The suggestion will be treated with suspicion by Sinn Fein, which fears that the DUP will never enter government with it as long as there is an alternative.

“The end has got to be a power sharing executive,” Hain said.

“The argument is whether you need an interim stage in order to get to that objective. The parties have got to talk to each other. There is no point in saying ‘take it or leave it’. That is not in prospect.”

Hain and Dermot Ahern, the Irish foreign minister, are preparing to launch talks with the Northern Ireland parties after a report from the International Monitoring Commission (IMC), which is expected to say that the IRA has been largely inactive since it disarmed last year.
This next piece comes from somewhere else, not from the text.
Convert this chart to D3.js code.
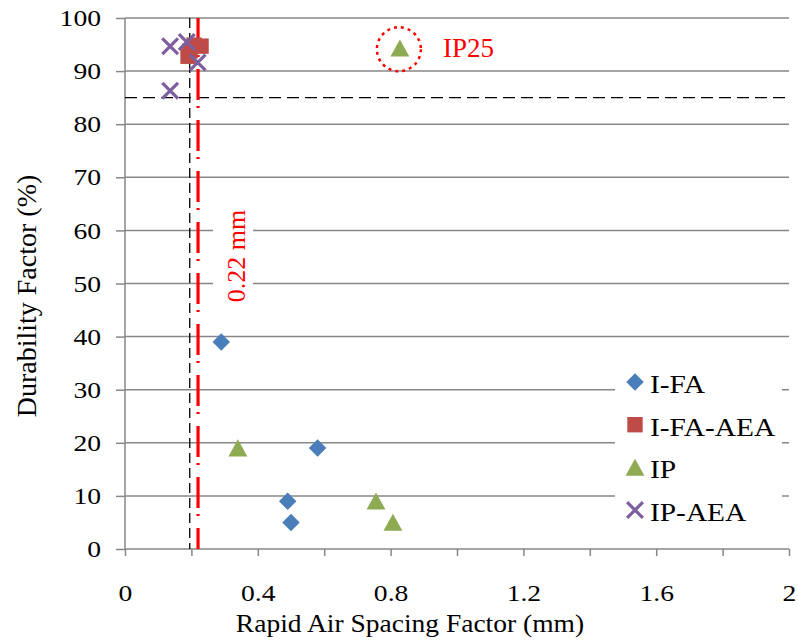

The DUP is preparing proposals for a law-making assembly that would not require full power sharing. Executive functions could be carried out by British ministers, civil servants or some local politicians.

Peter Robinson, deputy leader of the DUP, said: “There are a range of possibilities and I’m not committing myself to one model at this stage.”

He said a legislative assembly, in which all elected members would share in decision making, was likely to figure in his party’s final proposals.

Robinson suggested that his proposals would not be bound by a timetable. “The trust necessary for executive power sharing involving Sinn Fein doesn’t exist,” he said. “Trust has to be built up over time so that people have confidence that violence has been left behind.

“If the secretary of state is setting deadlines, then we are far better to have a lower level of devolution and make some progress rather than allowing the opportunity to pass because the level of trust for the higher level of devolution isn’t there.”

Hain said he was aware of the direction of the DUP proposals and the Ulster Unionists had put ideas to him before Christmas.

“I think there has been some inter-party discussion along these lines. We have a framework, but if a different one emerges from inter-party discussion, obviously it will be sensible to explore that.” he said.

Mark Durkan, the SDLP leader, said his party would consider arrangements short of full power-sharing. He has proposed that the Stormont assembly be reconvened and if an executive along the lines set out in the Good Friday agreement cannot be formed, a range of other options should be tried in sequence.

Robinson described the SDLP proposals as a “high-wire act” but added that he was prepared to discuss them.

Meanwhile, Sinn Fein has criticised the Irish government for shelving plans to give presidential pardons to on-the-run terrorists.

Dermot Ahern announced last week that the scheme, which would affect about six people, would not be implemented. This followed the British government’s decision to withdraw its proposals.

Gerry Kelly of Sinn Fein said yesterday that the Irish government’s decision was unreasonable. “In the south there is a much smaller number involved,” he said. “But it is still an anomaly which came from the Good Friday agreement and could have been sorted out.”

Kelly, a former hunger striker, was himself on the run for three years after taking part in a mass break-out from the Maze prison in 1983 where he was being held for bombing offences committed in London. He was recaptured in Holland in 1986 when he was found in possession of bomb-making equipment.

The Irish government made it clear months ago that its proposals would not be implemented unless there were parallel arrangements in Britain.

Peter Hain withdrew his bill last week at Sinn Fein’s request.

Last month Gerry Adams told Hain that Sinn Fein would be asking on-the-run terrorists not to avail of the planned legislation because it also benefited members of the security forces who committed offences during the Troubles.